[Aim of the exercise] Copy exactly, and only, the lines below from the first through the one containing "import pandas as pd", both included; pictures are omitted.

[Dataset section]
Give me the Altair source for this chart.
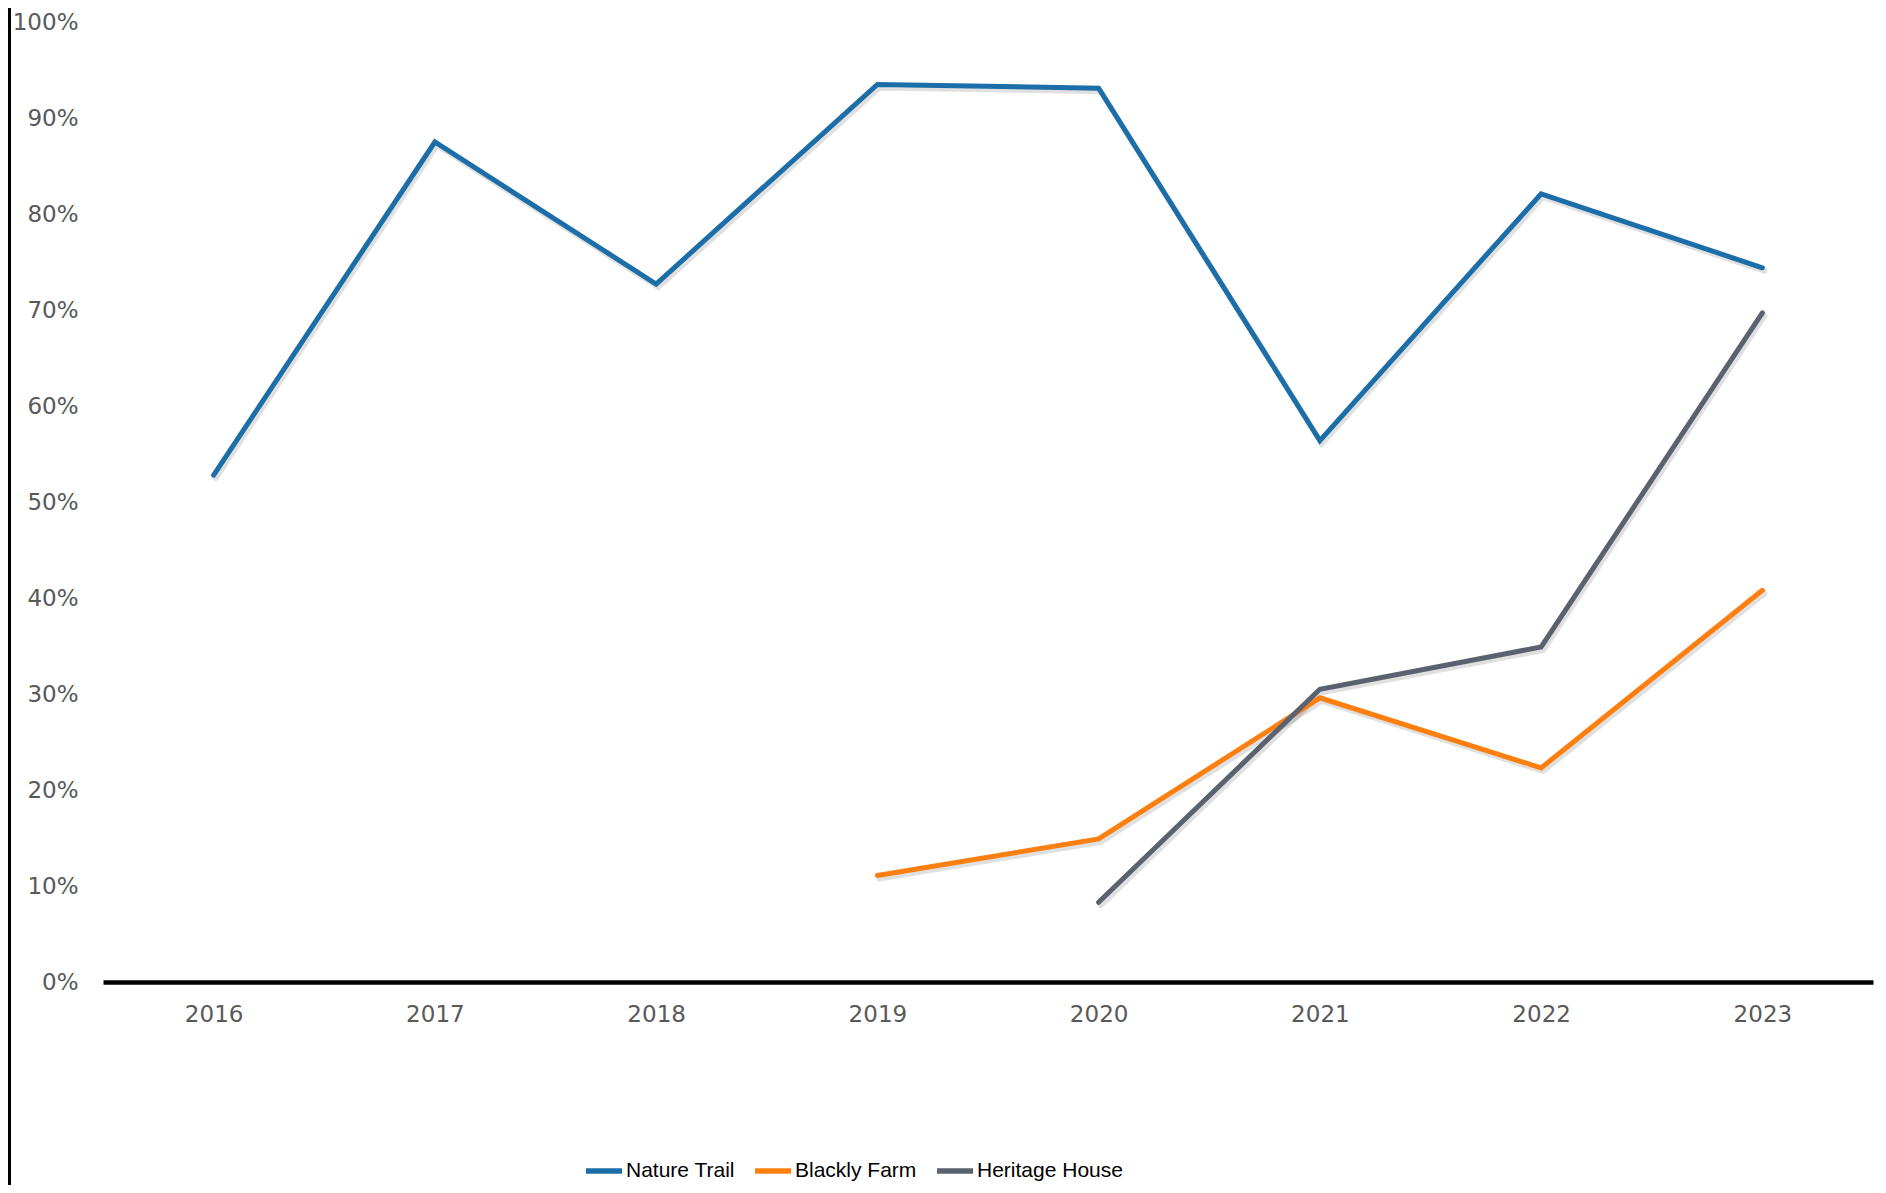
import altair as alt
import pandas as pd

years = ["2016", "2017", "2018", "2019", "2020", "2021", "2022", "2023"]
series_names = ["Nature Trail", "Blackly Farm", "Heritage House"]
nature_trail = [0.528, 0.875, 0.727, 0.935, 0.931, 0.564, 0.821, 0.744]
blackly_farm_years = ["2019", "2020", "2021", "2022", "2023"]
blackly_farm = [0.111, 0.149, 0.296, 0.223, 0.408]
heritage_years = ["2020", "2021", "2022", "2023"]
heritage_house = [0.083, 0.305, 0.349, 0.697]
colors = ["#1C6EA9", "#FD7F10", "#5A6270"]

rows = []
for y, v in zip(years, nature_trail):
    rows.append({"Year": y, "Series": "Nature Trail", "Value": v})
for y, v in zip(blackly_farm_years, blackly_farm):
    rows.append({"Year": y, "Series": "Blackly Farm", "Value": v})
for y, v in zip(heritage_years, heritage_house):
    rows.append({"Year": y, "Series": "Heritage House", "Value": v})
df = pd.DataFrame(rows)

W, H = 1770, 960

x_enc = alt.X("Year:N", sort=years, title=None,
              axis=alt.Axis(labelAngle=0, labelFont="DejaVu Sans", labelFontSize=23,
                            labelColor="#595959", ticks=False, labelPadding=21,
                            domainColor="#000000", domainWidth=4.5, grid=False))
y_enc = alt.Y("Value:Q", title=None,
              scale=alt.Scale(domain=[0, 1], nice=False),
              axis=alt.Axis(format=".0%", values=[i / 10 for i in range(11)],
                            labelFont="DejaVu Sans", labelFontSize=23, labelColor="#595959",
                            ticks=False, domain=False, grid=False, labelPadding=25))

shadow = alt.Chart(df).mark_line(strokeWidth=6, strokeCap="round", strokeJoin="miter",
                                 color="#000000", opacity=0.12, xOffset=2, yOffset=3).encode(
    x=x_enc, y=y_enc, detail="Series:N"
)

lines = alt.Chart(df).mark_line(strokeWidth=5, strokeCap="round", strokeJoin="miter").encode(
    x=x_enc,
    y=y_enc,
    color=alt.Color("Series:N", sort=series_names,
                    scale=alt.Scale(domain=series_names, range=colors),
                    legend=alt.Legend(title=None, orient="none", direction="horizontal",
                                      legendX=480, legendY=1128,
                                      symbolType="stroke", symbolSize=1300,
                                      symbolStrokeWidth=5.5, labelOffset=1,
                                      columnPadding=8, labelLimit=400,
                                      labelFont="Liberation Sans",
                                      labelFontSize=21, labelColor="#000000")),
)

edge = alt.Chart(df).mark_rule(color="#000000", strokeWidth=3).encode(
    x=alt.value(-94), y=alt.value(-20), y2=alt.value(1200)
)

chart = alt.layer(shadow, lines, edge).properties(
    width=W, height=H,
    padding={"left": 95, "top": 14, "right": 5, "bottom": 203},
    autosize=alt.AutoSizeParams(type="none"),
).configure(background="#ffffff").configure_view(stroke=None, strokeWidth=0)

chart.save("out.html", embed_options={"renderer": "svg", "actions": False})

[Task response]
Give me the Altair source for this chart.
import altair as alt
import pandas as pd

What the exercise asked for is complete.